##### SUPPLIED MATERIAL #####

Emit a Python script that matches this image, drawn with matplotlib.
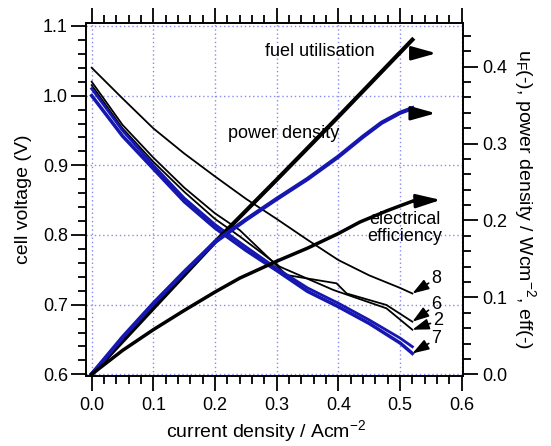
import matplotlib
matplotlib.use("Agg")
import matplotlib.pyplot as plt
from matplotlib.ticker import MultipleLocator

plt.rcParams['font.family'] = ['Liberation Sans', 'DejaVu Sans']
plt.rcParams['mathtext.fontset'] = 'custom'
plt.rcParams['mathtext.rm'] = 'Liberation Sans'
plt.rcParams['mathtext.it'] = 'Liberation Sans:italic'
plt.rcParams['font.size'] = 13

BLUE = '#1616b0'

# cell voltage curves (left axis)
i_8 = [0, 0.05, 0.1, 0.15, 0.2, 0.25, 0.3, 0.35, 0.4, 0.45, 0.5, 0.52]
v_8 = [1.04, 0.996, 0.953, 0.917, 0.884, 0.852, 0.823, 0.793, 0.764, 0.742, 0.724, 0.716]

i_6 = [0, 0.05, 0.1, 0.15, 0.2, 0.24, 0.28, 0.316, 0.397, 0.4135, 0.478, 0.52]
v_6 = [1.02, 0.958, 0.911, 0.868, 0.831, 0.807, 0.773, 0.7425, 0.7306, 0.716, 0.6995, 0.6755]

i_2 = [0, 0.05, 0.1, 0.15, 0.2, 0.24, 0.305, 0.392, 0.478, 0.52]
v_2 = [1.015, 0.953, 0.905, 0.862, 0.823, 0.798, 0.7545, 0.721, 0.6947, 0.664]

i_b = [0, 0.05, 0.1, 0.15, 0.2, 0.25, 0.3, 0.35, 0.4, 0.45, 0.5, 0.52]
v_b1 = [1.01, 0.95, 0.90, 0.853, 0.815, 0.783, 0.752, 0.724, 0.702, 0.678, 0.652, 0.6396]
v_7 = [1.0, 0.942, 0.895, 0.848, 0.81, 0.778, 0.749, 0.719, 0.697, 0.673, 0.645, 0.630]

# right axis curves
i_fu = [0, 0.1, 0.2, 0.3, 0.4, 0.52]
fuel_util = [0, 0.086, 0.172, 0.253, 0.335, 0.435]

i_pd = [0, 0.05, 0.1, 0.15, 0.2, 0.25, 0.3, 0.35, 0.4, 0.44, 0.47, 0.5, 0.52]
power_dens = [0, 0.048, 0.092, 0.133, 0.172, 0.201, 0.228, 0.254, 0.283, 0.309, 0.327, 0.34, 0.346]

i_ef = [0, 0.05, 0.1, 0.15, 0.2, 0.24, 0.3, 0.35, 0.4, 0.435, 0.48, 0.52]
elec_eff = [0, 0.031, 0.058, 0.083, 0.107, 0.125, 0.147, 0.164, 0.183, 0.198, 0.213, 0.225]

curve_labels = ['8', '6', '2', '7']
label_pos = [(0.559, 0.738), (0.559, 0.700), (0.562, 0.677), (0.559, 0.651)]

fig = plt.figure(figsize=(5.51, 4.46), dpi=100)
ax = fig.add_axes([0.1561, 0.157, 0.6833, 0.7915])
ax2 = ax.twinx()

ax.set_xlim(-0.0092, 0.6013)
ax.set_ylim(0.5976, 1.1043)
ax2.set_ylim(-0.0022, 0.4568)

ax.set_xticks([0, 0.1, 0.2, 0.3, 0.4, 0.5, 0.6])
ax.set_yticks([0.6, 0.7, 0.8, 0.9, 1.0, 1.1])
ax2.set_yticks([0.0, 0.1, 0.2, 0.3, 0.4])
ax.xaxis.set_minor_locator(MultipleLocator(0.02))
ax.yaxis.set_minor_locator(MultipleLocator(0.02))
ax2.yaxis.set_minor_locator(MultipleLocator(0.02))
ax.xaxis.set_major_formatter(plt.FormatStrFormatter('%.1f'))
ax.yaxis.set_major_formatter(plt.FormatStrFormatter('%.1f'))
ax2.yaxis.set_major_formatter(plt.FormatStrFormatter('%.1f'))

ax.grid(True, color='#8a8aee', linestyle=(0, (1, 2)), linewidth=1.0)

ax.tick_params(axis='x', which='both', direction='out', top=True, labeltop=False, width=1.3, pad=4)
ax.tick_params(axis='y', which='both', direction='out', right=False, width=1.3, pad=2)
ax2.tick_params(axis='y', which='both', direction='out', width=1.3, pad=3)
for a in (ax, ax2):
    a.tick_params(which='major', length=11)
    a.tick_params(which='minor', length=5.5)
    for s in a.spines.values():
        s.set_linewidth(1.2)

ax.plot(i_8, v_8, color='black', lw=1.3)
ax.plot(i_6, v_6, color='black', lw=1.3)
ax.plot(i_2, v_2, color='black', lw=1.3)
ax.plot(i_b, v_b1, color=BLUE, lw=2.0)
ax.plot(i_b, v_7, color=BLUE, lw=2.5)

ax2.plot(i_fu, fuel_util, color='black', lw=3.0)
ax2.plot(i_pd, power_dens, color=BLUE, lw=3.0)
ax2.plot(i_ef, elec_eff, color='black', lw=2.5)

big_arrow = dict(arrowstyle='-|>,head_length=1.5,head_width=0.42', color='black', lw=2.0,
                 mutation_scale=10, shrinkA=0, shrinkB=0)
ax2.annotate('', xy=(0.559, 0.4174), xytext=(0.521, 0.4174), arrowprops=big_arrow)
ax2.annotate('', xy=(0.558, 0.3394), xytext=(0.519, 0.3394), arrowprops=big_arrow)
ax2.annotate('', xy=(0.566, 0.2267), xytext=(0.52, 0.2250), arrowprops=big_arrow)

small_arrow = dict(arrowstyle='-|>,head_length=1.0,head_width=0.33', color='black', lw=1.2,
                   mutation_scale=10, shrinkA=0, shrinkB=0)
ends = [(i_8[-1], v_8[-1]), (i_6[-1], v_6[-1]), (i_2[-1], v_2[-1]), (i_b[-1], v_7[-1])]
for lab, pos, end in zip(curve_labels, label_pos, ends):
    ax.annotate(lab, xy=end, xytext=pos, ha='center', va='center', fontsize=13,
                arrowprops=small_arrow)

ax.text(0.370, 1.063, 'fuel utilisation', ha='center', va='center', fontsize=13)
ax.text(0.312, 0.946, 'power density', ha='center', va='center', fontsize=13)
ax.text(0.508, 0.810, 'electrical\nefficiency', ha='center', va='center', fontsize=13,
        linespacing=0.95)

ax.set_xlabel('current density / Acm$^{-2}$', fontsize=14)
ax.xaxis.set_label_coords(0.477, -0.12)
ax.set_ylabel('cell voltage (V)', fontsize=14, labelpad=8)
ax2.set_ylabel('u$_\\mathrm{F}$(-), power density / Wcm$^{-2}$, eff(-)', fontsize=14,
               rotation=270, labelpad=22)

fig.savefig('out.png', dpi=100)
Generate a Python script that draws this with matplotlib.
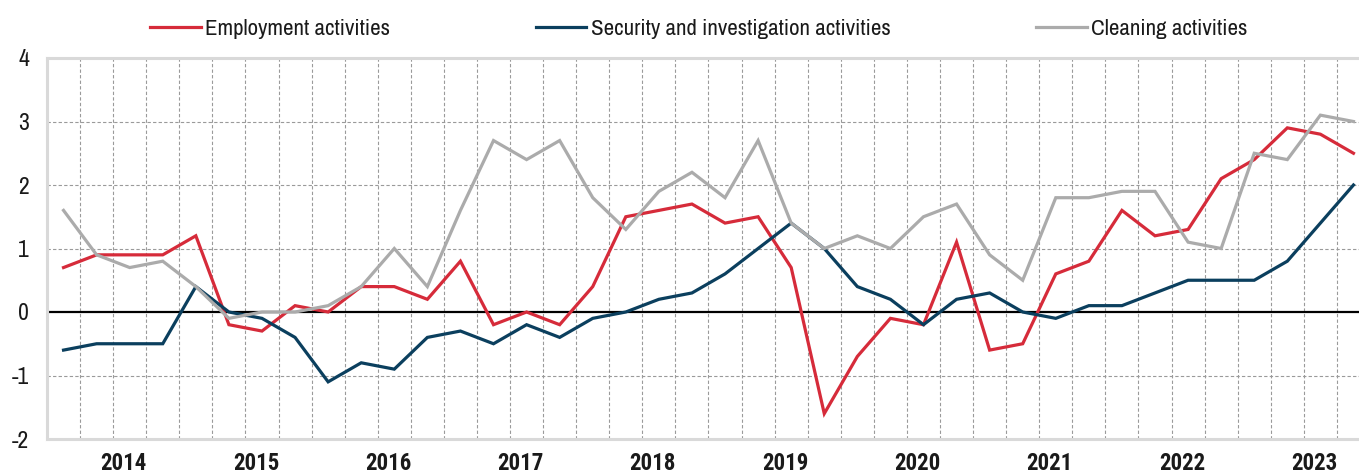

#####

CHALLENGE:
Could the lines from the top of the material through the line with "0.673, 0.645, 0.630]" be repeated exactly, pictures left out?

TASK SOLUTION:
Emit a Python script that matches this image, drawn with matplotlib.
import matplotlib
matplotlib.use("Agg")
import matplotlib.pyplot as plt
from matplotlib.ticker import MultipleLocator

plt.rcParams['font.family'] = ['Liberation Sans', 'DejaVu Sans']
plt.rcParams['mathtext.fontset'] = 'custom'
plt.rcParams['mathtext.rm'] = 'Liberation Sans'
plt.rcParams['mathtext.it'] = 'Liberation Sans:italic'
plt.rcParams['font.size'] = 13

BLUE = '#1616b0'

# cell voltage curves (left axis)
i_8 = [0, 0.05, 0.1, 0.15, 0.2, 0.25, 0.3, 0.35, 0.4, 0.45, 0.5, 0.52]
v_8 = [1.04, 0.996, 0.953, 0.917, 0.884, 0.852, 0.823, 0.793, 0.764, 0.742, 0.724, 0.716]

i_6 = [0, 0.05, 0.1, 0.15, 0.2, 0.24, 0.28, 0.316, 0.397, 0.4135, 0.478, 0.52]
v_6 = [1.02, 0.958, 0.911, 0.868, 0.831, 0.807, 0.773, 0.7425, 0.7306, 0.716, 0.6995, 0.6755]

i_2 = [0, 0.05, 0.1, 0.15, 0.2, 0.24, 0.305, 0.392, 0.478, 0.52]
v_2 = [1.015, 0.953, 0.905, 0.862, 0.823, 0.798, 0.7545, 0.721, 0.6947, 0.664]

i_b = [0, 0.05, 0.1, 0.15, 0.2, 0.25, 0.3, 0.35, 0.4, 0.45, 0.5, 0.52]
v_b1 = [1.01, 0.95, 0.90, 0.853, 0.815, 0.783, 0.752, 0.724, 0.702, 0.678, 0.652, 0.6396]
v_7 = [1.0, 0.942, 0.895, 0.848, 0.81, 0.778, 0.749, 0.719, 0.697, 0.673, 0.645, 0.630]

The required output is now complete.